Texas Tree Tips – May, 2011
Gateway Park Indian Marker Tree. Photo courtesy of Doug Taylor.
Indian Marker Trees, Part 2
The purpose of discussing Indian marker trees in a public forum is to increase awareness of their existence and to recognize them as living witnesses to our history, as well as priceless cultural treasures. (Click here to read Part 1.) Indian marker trees should be celebrated, preserved, and properly maintained to ensure that future generations have an opportunity to enjoy them. All trees are lost over time. Therefore, recognizing them beforehand seems to be a moral obligation. In addition, the elders who have knowledge of Indian marker trees within the various tribes around the nation will not be around forever, and any remaining knowledge of these trees must be recorded. We cannot preserve significant trees or cultures that we have not taken the time to recognize or fully understand.
California Crossing Marker Tree, courtesy of Bill Seaman.

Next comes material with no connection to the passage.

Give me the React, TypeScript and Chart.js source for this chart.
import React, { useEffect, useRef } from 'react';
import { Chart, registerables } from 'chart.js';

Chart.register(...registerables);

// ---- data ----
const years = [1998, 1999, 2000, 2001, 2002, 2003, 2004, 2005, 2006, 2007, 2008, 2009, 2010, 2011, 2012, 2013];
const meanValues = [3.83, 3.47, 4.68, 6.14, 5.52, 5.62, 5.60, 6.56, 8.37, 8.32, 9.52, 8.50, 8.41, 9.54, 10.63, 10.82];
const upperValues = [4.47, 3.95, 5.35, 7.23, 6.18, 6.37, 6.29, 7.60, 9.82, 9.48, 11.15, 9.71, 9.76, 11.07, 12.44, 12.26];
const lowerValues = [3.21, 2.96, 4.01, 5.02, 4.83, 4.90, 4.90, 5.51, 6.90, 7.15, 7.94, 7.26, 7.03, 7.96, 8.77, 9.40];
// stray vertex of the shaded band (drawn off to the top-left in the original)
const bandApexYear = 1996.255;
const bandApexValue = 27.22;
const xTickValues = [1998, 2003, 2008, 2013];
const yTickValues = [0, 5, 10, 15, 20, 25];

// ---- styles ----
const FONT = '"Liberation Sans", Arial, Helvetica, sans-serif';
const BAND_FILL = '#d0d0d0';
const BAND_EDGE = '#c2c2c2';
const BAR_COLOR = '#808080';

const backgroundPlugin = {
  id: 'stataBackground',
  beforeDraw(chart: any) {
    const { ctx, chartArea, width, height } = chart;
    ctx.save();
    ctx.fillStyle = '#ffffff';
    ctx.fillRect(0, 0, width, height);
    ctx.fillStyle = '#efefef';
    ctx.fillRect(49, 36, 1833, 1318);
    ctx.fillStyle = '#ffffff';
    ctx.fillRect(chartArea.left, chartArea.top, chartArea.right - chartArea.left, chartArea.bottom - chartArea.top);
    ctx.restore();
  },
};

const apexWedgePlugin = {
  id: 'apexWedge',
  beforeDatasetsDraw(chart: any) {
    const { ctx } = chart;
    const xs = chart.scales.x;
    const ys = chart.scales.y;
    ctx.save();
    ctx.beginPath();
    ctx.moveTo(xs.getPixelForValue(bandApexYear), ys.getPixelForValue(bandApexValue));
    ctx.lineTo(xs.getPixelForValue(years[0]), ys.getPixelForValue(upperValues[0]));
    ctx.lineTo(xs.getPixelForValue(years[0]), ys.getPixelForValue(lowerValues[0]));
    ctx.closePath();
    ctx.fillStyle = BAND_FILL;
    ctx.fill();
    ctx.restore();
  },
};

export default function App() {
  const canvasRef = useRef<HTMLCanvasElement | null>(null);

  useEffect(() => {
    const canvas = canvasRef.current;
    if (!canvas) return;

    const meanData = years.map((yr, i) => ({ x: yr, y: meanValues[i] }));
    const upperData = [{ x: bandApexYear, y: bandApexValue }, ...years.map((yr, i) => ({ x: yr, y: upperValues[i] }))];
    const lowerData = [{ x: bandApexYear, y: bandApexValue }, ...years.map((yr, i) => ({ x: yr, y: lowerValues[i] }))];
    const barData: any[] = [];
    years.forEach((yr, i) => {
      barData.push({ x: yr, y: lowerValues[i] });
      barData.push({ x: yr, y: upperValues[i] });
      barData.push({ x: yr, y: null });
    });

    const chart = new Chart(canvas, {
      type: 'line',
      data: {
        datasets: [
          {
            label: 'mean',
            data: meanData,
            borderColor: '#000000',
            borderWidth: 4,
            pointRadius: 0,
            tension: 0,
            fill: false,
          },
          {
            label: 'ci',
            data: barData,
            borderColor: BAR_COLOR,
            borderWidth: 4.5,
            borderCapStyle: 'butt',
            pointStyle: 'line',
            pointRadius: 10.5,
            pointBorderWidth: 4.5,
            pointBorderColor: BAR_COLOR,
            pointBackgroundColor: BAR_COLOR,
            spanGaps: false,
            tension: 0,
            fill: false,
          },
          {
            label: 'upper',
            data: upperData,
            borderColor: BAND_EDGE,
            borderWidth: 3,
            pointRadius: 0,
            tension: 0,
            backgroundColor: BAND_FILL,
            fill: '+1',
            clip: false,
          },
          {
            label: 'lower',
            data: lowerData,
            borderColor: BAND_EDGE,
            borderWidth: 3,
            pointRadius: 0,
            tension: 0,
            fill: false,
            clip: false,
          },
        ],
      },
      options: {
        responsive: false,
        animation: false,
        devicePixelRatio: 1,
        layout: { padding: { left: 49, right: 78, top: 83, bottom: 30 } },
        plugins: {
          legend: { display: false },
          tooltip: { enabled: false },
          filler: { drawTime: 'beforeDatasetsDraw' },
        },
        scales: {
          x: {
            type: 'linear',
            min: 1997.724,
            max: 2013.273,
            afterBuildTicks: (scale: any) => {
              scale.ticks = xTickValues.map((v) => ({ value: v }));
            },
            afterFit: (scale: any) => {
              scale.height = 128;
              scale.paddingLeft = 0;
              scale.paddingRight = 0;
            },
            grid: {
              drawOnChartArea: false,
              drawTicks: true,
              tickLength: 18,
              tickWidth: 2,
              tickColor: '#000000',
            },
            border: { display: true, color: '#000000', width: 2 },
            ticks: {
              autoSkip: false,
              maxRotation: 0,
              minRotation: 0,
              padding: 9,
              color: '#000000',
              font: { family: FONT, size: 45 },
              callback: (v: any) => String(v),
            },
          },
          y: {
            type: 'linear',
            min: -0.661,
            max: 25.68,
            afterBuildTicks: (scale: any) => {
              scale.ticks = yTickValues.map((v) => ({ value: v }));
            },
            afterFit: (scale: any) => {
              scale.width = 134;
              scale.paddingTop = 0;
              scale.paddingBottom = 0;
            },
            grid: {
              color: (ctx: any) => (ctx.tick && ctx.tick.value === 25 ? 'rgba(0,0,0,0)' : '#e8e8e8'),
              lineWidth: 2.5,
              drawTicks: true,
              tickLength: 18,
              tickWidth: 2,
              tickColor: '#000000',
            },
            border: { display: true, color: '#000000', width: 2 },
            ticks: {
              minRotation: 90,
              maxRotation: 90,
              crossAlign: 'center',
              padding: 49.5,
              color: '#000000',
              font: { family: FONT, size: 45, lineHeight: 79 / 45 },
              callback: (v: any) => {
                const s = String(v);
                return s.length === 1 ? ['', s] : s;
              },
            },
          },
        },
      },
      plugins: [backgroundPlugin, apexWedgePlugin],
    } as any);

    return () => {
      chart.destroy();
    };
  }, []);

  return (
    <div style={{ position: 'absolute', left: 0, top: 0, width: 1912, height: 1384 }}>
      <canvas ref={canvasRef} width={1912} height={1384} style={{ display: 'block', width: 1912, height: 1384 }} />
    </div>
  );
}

According to tribal elders of various Indian nations, individual tribes had different styles of selecting and bending marker trees. For example, Indian marker trees found in Florida may be from the Seminole tribe, while trees found in Alabama may be Choctaw or Chickasaw. The form and function of individual trees can vary considerably, but all of them served an important purpose that may not be clear without researching the surrounding area for clues and checking with various experts. As an example, the California Crossing Marker Tree, in Dallas, signified a good area to cross the Trinity River in shallow water, an important fact to know many years ago (unless you needed a bath).
The California Crossing Marker Tree has been blessed by tribal elders, and the Gateway Park Marker Tree (noted in last month’s article) was officially recognized with a proclamation from the Comanche nation on April 26, 1997. (See the proclamation here). The proclamation notes that the site was a favored campground due to the abundant resources in the area.

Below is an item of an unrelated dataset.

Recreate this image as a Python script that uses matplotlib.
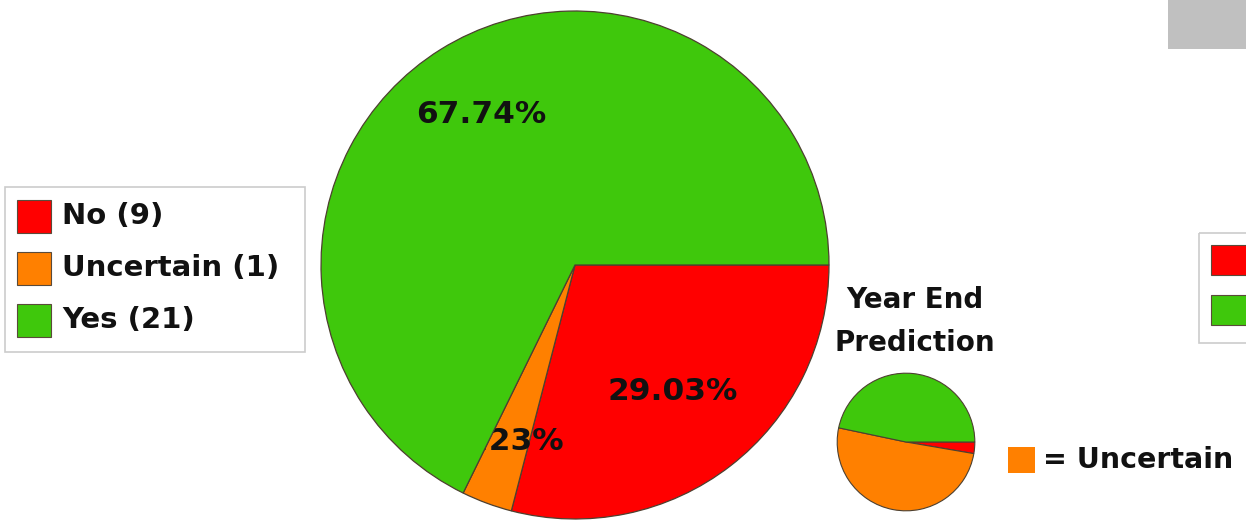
import matplotlib

matplotlib.use("Agg")
import matplotlib.pyplot as plt  # noqa: E402
import numpy as np  # noqa: E402
from matplotlib.patches import Rectangle  # noqa: E402

# Poll answers so far, and the year end prediction split (percent).
categories = ["No", "Uncertain", "Yes"]
counts = [9, 1, 21]
prediction_share = [2.7, 50.6, 46.7]

colors = ["#ff0000", "#ff8000", "#3fc80c"]
EDGE = "#4d4030"
INK = "#111111"

W, H = 1246, 525
fig = plt.figure(figsize=(W / 100, H / 100), dpi=100)


def pie_axes(cx, cy, r):
    """Square axes centred on pixel (cx, cy) with half-size r."""
    ax = fig.add_axes([(cx - r) / W, (H - cy - r) / H, 2 * r / W, 2 * r / H])
    ax.set_axis_off()
    return ax


# Main pie: slices run clockwise from 3 o'clock.
ax = pie_axes(575, 265, 255)
wedges, _ = ax.pie(
    counts,
    colors=colors,
    startangle=0,
    counterclock=False,
    wedgeprops=dict(edgecolor=EDGE, linewidth=0.9),
)
ax.set_xlim(-1.004, 1.004)
ax.set_ylim(-1.004, 1.004)

label_radius = [0.63, 0.74, 0.70]
total = sum(counts)
pct_labels = []
for wedge, n, r in zip(wedges, counts, label_radius):
    mid = np.deg2rad((wedge.theta1 + wedge.theta2) / 2)
    pct_labels.append(ax.text(
        r * np.cos(mid), r * np.sin(mid), f"{100 * n / total:.2f}%",
        ha="center", va="center", fontsize=22.5, fontweight="bold",
        color=INK, zorder=5,
    ))
# the "Yes" wedge sits over the small slice's label, as in the dashboard
wedges[2].set_zorder(4)
pct_labels[1].set_zorder(3)

# Year end prediction pie
ax2 = pie_axes(906, 442, 69.5)
ax2.pie(
    prediction_share,
    colors=colors,
    startangle=0,
    counterclock=False,
    wedgeprops=dict(edgecolor=EDGE, linewidth=0.8),
)
ax2.set_xlim(-1.01, 1.01)
ax2.set_ylim(-1.01, 1.01)

# Overlay in pixel coordinates for legends and captions.
ov = fig.add_axes([0, 0, 1, 1], facecolor="none")
ov.set_xlim(0, W)
ov.set_ylim(H, 0)
ov.set_axis_off()

ov.add_patch(Rectangle((5, 187), 300, 165, fill=False, edgecolor="#cccccc", lw=1.2))
for i, (name, n, c) in enumerate(zip(categories, counts, colors)):
    y = 216 + 52 * i
    ov.add_patch(Rectangle((17, y - 16.5), 34, 33, facecolor=c, edgecolor="#5a4a3a", lw=0.8))
    ov.text(62, y, f"{name} ({n})", ha="left", va="center",
            fontsize=21, fontweight="bold", color=INK)

# partly visible legend and button at the right edge
ov.add_patch(Rectangle((1168, -2), 100, 51, facecolor="#c0c0c0", edgecolor="none"))
ov.add_patch(Rectangle((1199, 233), 100, 110, fill=False, edgecolor="#cccccc", lw=1.2))
for y, c in [(245, colors[0]), (295, colors[2])]:
    ov.add_patch(Rectangle((1211, y), 40, 30, facecolor=c, edgecolor="#5a4a3a", lw=0.8))

ov.text(915, 300, "Year End", ha="center", va="center",
        fontsize=20, fontweight="bold", color=INK)
ov.text(915, 343, "Prediction", ha="center", va="center",
        fontsize=20, fontweight="bold", color=INK)

ov.add_patch(Rectangle((1008, 447), 27, 26, facecolor=colors[1], edgecolor="none"))
ov.text(1043, 460, "= Uncertain", ha="left", va="center",
        fontsize=20.5, fontweight="bold", color=INK)

fig.savefig("out.png", dpi=100, facecolor="white")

Ironically, the entire top of the tree was broken off just above the long bend during a subsequent Memorial Day storm. A section of the tree was preserved and used to date the age of the tree, which was over 500 years old. In addition, an unsuccessful effort was made to revive the tree by planting saplings near the base and grafting the top growth into the trunk of the tree.
Guidelines to help distinguish between what may or may not be Indian marker trees are currently being developed for the North Texas area. A few important points include the following:
They must be at least 150 to 200 years old. Quantifying their age will be the subject of a future article. Unlike humans, trees can`t hide their age. (Glad you’re not a tree?)
They are always a native tree species that is known to be long-lived for the given part of the country. Without a doubt, the Indian tribes were quite knowledgeable about the life expectancy and cultural habits of tree species.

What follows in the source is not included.